The senior churchman “arrived in Gaza today for a pastoral visit to the Holy Family Parish, on the eve of the Christmas celebrations,” his office said in a statement.
It said the visit “reaffirms the enduring bond of the Holy Family Parish in Gaza with the wider Diocese of the Latin Patriarchate of Jerusalem.”
During his visit, Pizzaballa will review developments in humanitarian response on the ground in the Gaza Strip as well as rehabilitation efforts.
He will also lead an anticipated Christmas Mass at the Holy Family Parish on Sunday, the statement said.
During his last visit to Gaza in July, Pizzaballa brought in 500 tons of food for residents suffering from shortages caused by Israeli restrictions on goods entering the devastated territory.
Pizzaballa and his Greek Orthodox counterpart, Theophilos III, were visiting after Israeli fire hit the Holy Family Church, killing three people.

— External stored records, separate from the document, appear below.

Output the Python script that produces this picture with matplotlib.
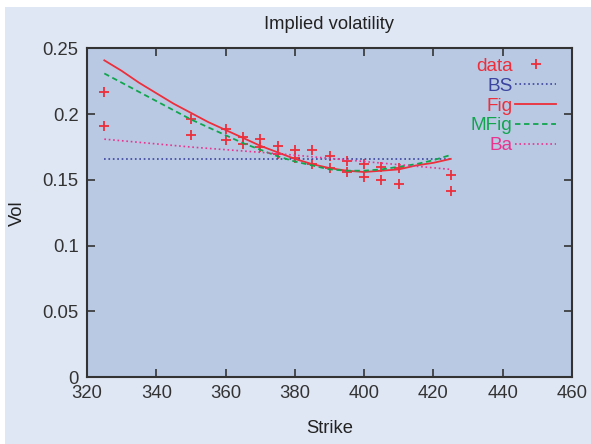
import numpy as np
import matplotlib.pyplot as plt
from matplotlib.patches import Rectangle

plt.rcParams['font.family'] = ['Liberation Sans', 'DejaVu Sans']

# market implied vols (two quotes per strike)
data_strike = [325, 325, 350, 350, 360, 360, 365, 365, 370, 370, 375, 375,
               380, 380, 385, 385, 390, 390, 395, 395, 400, 400, 405, 405,
               410, 410, 425, 425]
data_vol = [0.217, 0.191, 0.196, 0.184, 0.189, 0.180, 0.183, 0.1775, 0.181, 0.175,
            0.1755, 0.1695, 0.173, 0.1664, 0.1727, 0.1624, 0.168, 0.1589,
            0.1644, 0.1558, 0.1619, 0.152, 0.160, 0.1497, 0.1588, 0.1467,
            0.154, 0.1414]

curve_strike = [325, 330, 335, 340, 345, 350, 355, 360, 365, 370, 375,
                380, 385, 390, 395, 400, 405, 410, 415, 420, 425]
fig_vol = [0.241, 0.233, 0.224, 0.216, 0.208, 0.201, 0.194, 0.188, 0.182, 0.176,
           0.171, 0.166, 0.162, 0.159, 0.157, 0.156, 0.157, 0.158, 0.161, 0.163, 0.166]
mfig_vol = [0.231, 0.224, 0.217, 0.210, 0.203, 0.196, 0.190, 0.184, 0.178, 0.173,
            0.168, 0.164, 0.161, 0.158, 0.157, 0.157, 0.158, 0.160, 0.162, 0.165, 0.169]
bs_strike = [325, 425]
bs_vol = [0.166, 0.166]
ba_strike = [325, 350, 375, 400, 425]
ba_vol = [0.181, 0.175, 0.170, 0.164, 0.158]

xticks = [320, 340, 360, 380, 400, 420, 440, 460]
yticks = [0, 0.05, 0.1, 0.15, 0.2, 0.25]
ytick_labels = ['0', '0.05', '0.1', '0.15', '0.2', '0.25']

red = '#ec2f3a'
blue = '#3b449e'
green = '#12a54e'
pink = '#e8348f'

fig = plt.figure(figsize=(5.91, 4.44), dpi=100, facecolor='white')
bg = Rectangle((5 / 591, 0), 1, 1 - 7 / 444, transform=fig.transFigure,
               facecolor='#e0e7f4', edgecolor='none', zorder=-10)
fig.add_artist(bg)
ax = fig.add_axes([87 / 591, 1 - 377 / 444, 485 / 591, 328.5 / 444])
ax.set_facecolor('#b9c9e4')

ax.plot(data_strike, data_vol, '+', color=red, ms=7, mew=1.3, label='data')
ax.plot(bs_strike, bs_vol, ':', color=blue, lw=1.2, label='BS')
ax.plot(curve_strike, fig_vol, '-', color=red, lw=1.3, label='Fig')
ax.plot(curve_strike, mfig_vol, '--', color=green, lw=1.3, dashes=(3, 2), label='MFig')
ax.plot(ba_strike, ba_vol, ':', color=pink, lw=1.2, label='Ba')

ax.set_xlim(320, 460)
ax.set_ylim(0, 0.25)
ax.set_xticks(xticks)
ax.set_yticks(yticks)
ax.set_yticklabels(ytick_labels)
ax.tick_params(direction='in', length=6, width=1.2, colors='#333333',
               labelsize=13.3, top=True, right=True, pad=6)
ax.tick_params(axis='x', pad=6)
for s in ax.spines.values():
    s.set_linewidth(1.5)
    s.set_color('#333333')

ax.set_title('Implied volatility', fontsize=13.2, pad=14, color='#222222')
ax.set_xlabel('Strike', fontsize=13.2, labelpad=13, color='#222222')
ax.set_ylabel('Vol', fontsize=13.2, labelpad=12, color='#222222')

leg = ax.legend(loc='upper right', bbox_to_anchor=(0.968, 0.972), frameon=False,
                markerfirst=False, fontsize=13.7, labelspacing=0.13, handlelength=2.2,
                handletextpad=0.1, borderpad=0, borderaxespad=0, labelcolor='linecolor')
for t in leg.get_texts():
    t.set_ha('right')

fig.savefig('out.png', dpi=100, facecolor=fig.get_facecolor())
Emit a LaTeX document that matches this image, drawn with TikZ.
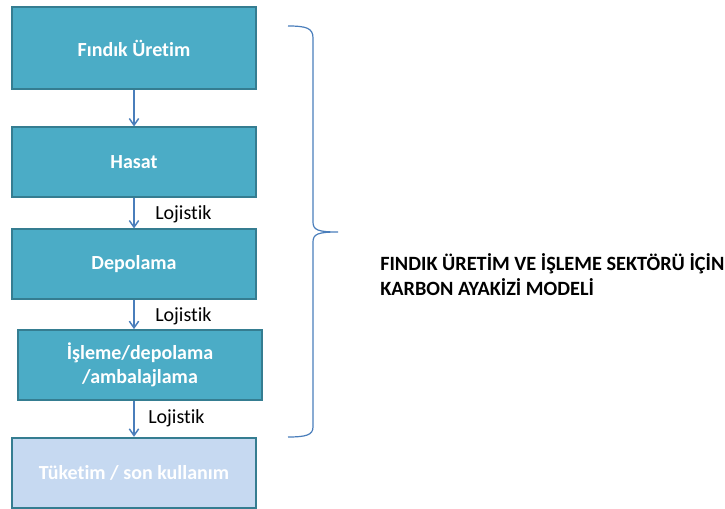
\documentclass[tikz,border=0pt]{standalone}
\usepackage{fontspec}
\setmainfont{Carlito}[Ligatures=NoCommon]
\usetikzlibrary{arrows.meta, positioning}

\definecolor{stagefill}{HTML}{4BACC6}
\definecolor{stageborder}{HTML}{357D91}
\definecolor{endfill}{HTML}{C6D9F1}
\definecolor{flowblue}{HTML}{4A7EBB}

\begin{document}
\begin{tikzpicture}[x=0.75pt, y=-0.75pt,
    % Stage box styles
    stagebox/.style={rectangle, draw=stageborder, fill=stagefill, line width=1.3pt,
                     text=white, font=\bfseries\fontsize{15}{18}\selectfont,
                     minimum width=183pt, align=center, inner sep=0pt},
    endbox/.style={stagebox, fill=endfill},
    % Connector and label styles
    flow/.style={-{Straight Barb[length=5pt, width=7pt]}, draw=flowblue, line width=1.1pt},
    loglabel/.style={font=\fontsize{15}{17}\selectfont, anchor=base west, inner sep=0pt},
    bracestyle/.style={draw=flowblue, line width=0.9pt}
]
\useasboundingbox (0,0) rectangle (725,509);

% Process chain
\node[stagebox, minimum height=62pt] (uretim) at (134,48) {Fındık Üretim};
\node[stagebox, minimum height=52pt] (hasat) at (134,162) {Hasat};
\node[stagebox, minimum height=52pt] (depolama) at (134,264) {Depolama};
\node[stagebox, minimum height=52.5pt] (isleme) at (140,365) {İşleme/depolama\\/ambalajlama};
\node[endbox, minimum height=53pt] (tuketim) at (134,473) {Tüketim / son kullanım};

% Logistics labels
\node[loglabel] (log1) at (155,220) {Lojistik};
\node[loglabel] (log2) at (155,322) {Lojistik};
\node[loglabel] (log3) at (148,424) {Lojistik};

% Connections
\draw[flow] (uretim.south) -- (hasat.north);
\draw[flow] (hasat.south) -- (depolama.north);
\draw[flow] (depolama.south) -- (depolama.south |- isleme.north);
\draw[flow] (tuketim.north |- isleme.south) -- (tuketim.north);

% Brace
\draw[bracestyle] (288,26) .. controls (306,26) and (313,28) .. (313,38) -- (313,222)
    .. controls (313,230) and (318,232) .. (338,232)
    .. controls (318,232) and (313,234) .. (313,242) -- (313,427)
    .. controls (313,435) and (306,437) .. (288,437);

% Title
\node[font=\bfseries\fontsize{15.2}{19.3}\selectfont, align=left, anchor=north west, inner sep=0pt]
    (baslik) at (380,253) {FINDIK ÜRETİM VE İŞLEME SEKTÖRÜ İÇİN\\KARBON AYAKİZİ MODELİ};

\end{tikzpicture}
\end{document}
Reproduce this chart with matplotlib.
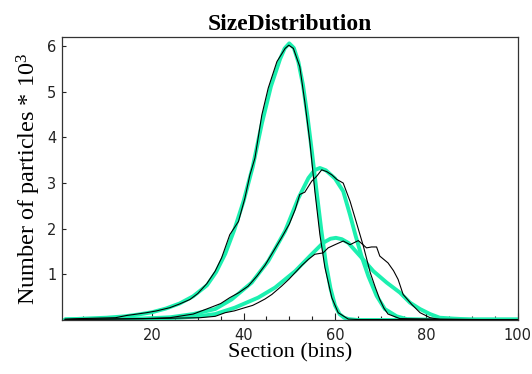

A famine declared in Gaza in August is now over thanks to improved access for humanitarian aid, the United Nations said on Friday, also warning that the food situation there remained “critical.”
About 1,000 of 2.2 million Gaza inhabitants are Christians, most of them Orthodox.
The Latin Patriarchate says 135 Catholics live in Gaza. They sought shelter inside the compound of the Holy Family Church in the first days of the war between Israel and Hamas.
Some members of the Greek Orthodox church joined them in the compound owned by the Roman Catholic church.